The weather in early May in Paris can be nice — it wasn’t bad last year — but more often it’s cold and rainy, as it was for the most part this year. There were sunny moments, but I was never tempted to wear shorts and rarely went outside without a jacket. My strategy before last year was to go somewhere warmer (Italy or the south of France) the first two weeks of May, hoping that the weather would be better when I arrived in Paris. The schedules of my cousins properly determined my schedule these past two years, but if all goes well Lisa will have returned permanently to Paris by next year, so I can go back to my southern strategy.

I normally average 7 miles of walking per day in Paris, well above my Boston average of about 4. In the 15ème this year my average was around 5, which was similar to last year. All three of my cousins also love to walk, but as a group we tended to stay fairly close to home apart from a few major outings. I was also slowed down last week by a stomach bug, and a need to catch up on blogging. I think it should also be acknowledged, however, that the 15ème, while authentically Parisien, doesn’t draw out the flâneur in me as much as more central areas. The streetscapes are typical and a bit predictable, the architecture is sometimes interesting but never really old, and the people themselves seem a bit, well, ordinary. I do love the complete absence — present company excepted — of tourists, but there’s a reason why they don’t go there.

While my mileage was on the low side I scored a home run in the sleep department. I aim for 7 hours a night as measured by my FitBit, which monitors heartbeat to analyze sleep states. I struggle to hit this target at home, especially in the spring, when it gets light earlier and earlier. In the 15ème, however, the sublime quietness of our courtyard and the marvellous effectiveness of the electric room-darkening shades combined to put me out for a full night’s sleep almost every night. I did have to put in ear plugs a few times when the birds started singing at 5 am, but no complaints.

My second apartment is really lovely, and well located near the bottom of rue Montorgueil, which I fell in love with in 2010, at the start of my first long stay. I wanted a bedroom so a friend could stay on the sofabed (or a couple could have the bedroom) but I couldn’t find anything fitting that description in the neighborhood. I “settled” for a two bedroom apartment with a sofa bed and a futon, potentially accommodating up to seven people! I feel a bit silly occupying it alone, but it will get a bit more use when Sherard visits the last week of May.

I took advantage of the excellent food shops along rue Montorgueil to make my “standard meal” from 2010, pan fried fish with haricots verts, fresh bread with olive oil, a salad and half a pastry. It’s like old times!
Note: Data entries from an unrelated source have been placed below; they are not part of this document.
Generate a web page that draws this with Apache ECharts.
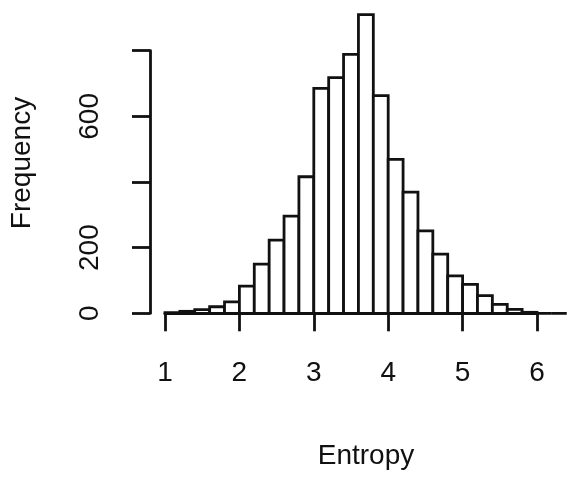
<!DOCTYPE html>
<html>
<head>
<meta charset="utf-8">
<script src="https://cdn.jsdelivr.net/npm/echarts@6/dist/echarts.min.js"></script>
<style>
  html, body { margin: 0; padding: 0; background: #fff; }
  #chart { width: 567px; height: 477px; }
</style>
</head>
<body>
<div id="chart"></div>
<script>
// histogram bins (width 0.2) and counts
const binStarts = [1.0, 1.2, 1.4, 1.6, 1.8, 2.0, 2.2, 2.4, 2.6, 2.8, 3.0, 3.2, 3.4,
  3.6, 3.8, 4.0, 4.2, 4.4, 4.6, 4.8, 5.0, 5.2, 5.4, 5.6, 5.8, 6.0, 6.2]
const binWidth = 0.2
const counts = [2, 6, 11, 20, 35, 83, 150, 223, 296, 416, 685, 718, 789,
  910, 663, 469, 369, 251, 180, 114, 88, 54, 27, 12, 3, 0, 0]

const xTicks = [1, 2, 3, 4, 5, 6]
const yLabelsShown = [0, 200, 600]
const xTitle = 'Entropy'
const yTitle = 'Frequency'

const font = '"Liberation Sans", Arial, sans-serif'
const ink = '#111'
const lw = 2.8

const chart = echarts.init(document.getElementById('chart'))

const bins = binStarts.map((s, i) => [s, +(s + binWidth).toFixed(1), counts[i]])

const option = {
  animation: false,
  backgroundColor: '#fff',
  grid: {
    left: 165,
    right: 30,
    top: 50.7,
    bottom: 163.7,
  },
  xAxis: {
    type: 'value',
    min: xTicks[0],
    max: xTicks[xTicks.length - 1],
    interval: 1,
    offset: 14,
    splitLine: { show: false },
    axisLine: { show: true, lineStyle: { color: ink, width: lw } },
    axisTick: { show: true, length: 18, lineStyle: { color: ink, width: lw } },
    axisLabel: {
      margin: 32,
      color: ink,
      fontFamily: font,
      fontSize: 28,
      showMinLabel: true,
      showMaxLabel: true,
    },
  },
  yAxis: {
    type: 'value',
    min: 0,
    max: 800,
    interval: 200,
    offset: 15,
    splitLine: { show: false },
    axisLine: { show: true, lineStyle: { color: ink, width: lw } },
    axisTick: { show: true, length: 18, lineStyle: { color: ink, width: lw } },
    axisLabel: {
      rotate: 90,
      margin: 46,
      color: ink,
      fontFamily: font,
      fontSize: 28,
      formatter: (v) => (yLabelsShown.includes(v) ? String(v) : ''),
    },
  },
  graphic: [
    {
      type: 'text',
      x: 366,
      y: 456,
      style: {
        text: xTitle,
        fill: ink,
        font: '28px ' + font,
        textAlign: 'center',
        textVerticalAlign: 'middle',
      },
    },
    {
      type: 'text',
      x: 22,
      y: 163,
      rotation: Math.PI / 2,
      style: {
        text: yTitle,
        fill: ink,
        font: '28px ' + font,
        textAlign: 'center',
        textVerticalAlign: 'middle',
      },
    },
  ],
  series: [
    {
      type: 'custom',
      clip: false,
      data: bins,
      encode: { x: [0, 1], y: 2 },
      renderItem: (params, api) => {
        const p0 = api.coord([api.value(0), 0])
        const p1 = api.coord([api.value(1), api.value(2)])
        return {
          type: 'rect',
          shape: {
            x: p0[0],
            y: p1[1],
            width: p1[0] - p0[0],
            height: p0[1] - p1[1],
          },
          style: { fill: '#fff', stroke: ink, lineWidth: lw },
        }
      },
    },
  ],
}

chart.setOption(option)
</script>
</body>
</html>
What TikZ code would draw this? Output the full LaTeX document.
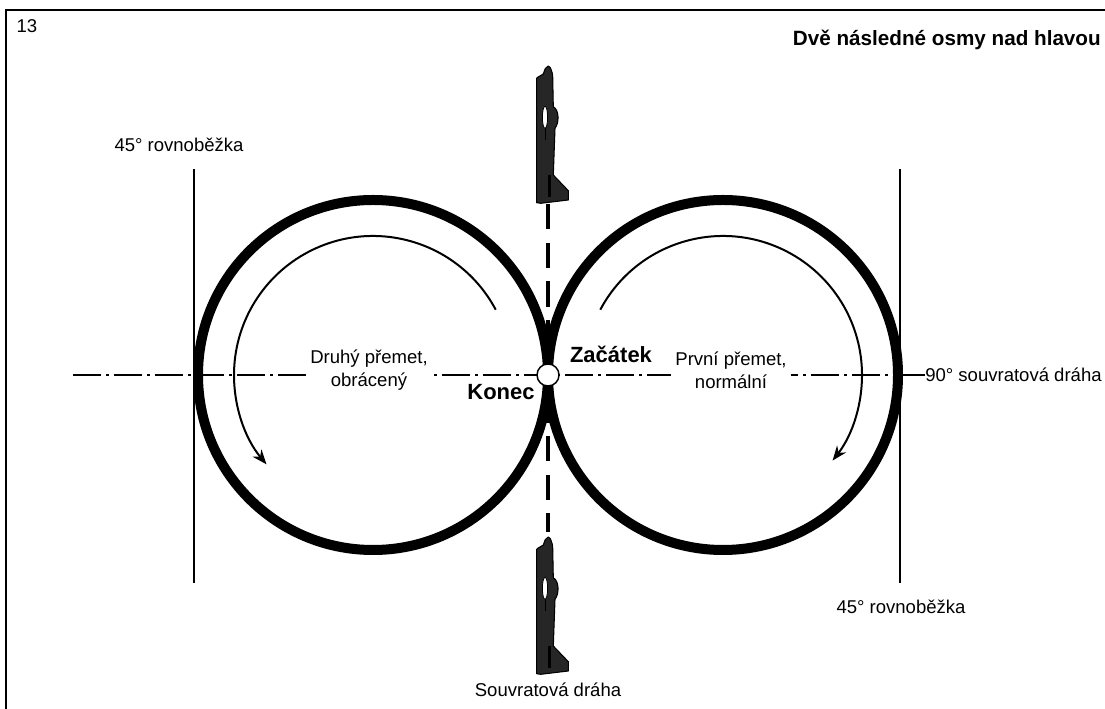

The fish, line-caught lieu jaune, from the poissonnerie Terroirs d’Avenir, on rue du Nil, was delicious! It was also punishingly expensive, but when I read the mouth watering description on their website I understood why. Follow this link if you read French, but here’s a freely translated excerpt:

Lieu Jaune is line fished by the fishermen of l’île Vierge, Finistère [“Land’s End,” the westernmost point of metropolitan France]. The fish, caught with lures, are lifted alive one by one to the boat, where they are immediately gutted, washed and iced. Single-caught fish do not suffer from excessive handling and are not damaged, and are therefore of remarkable freshness and quality.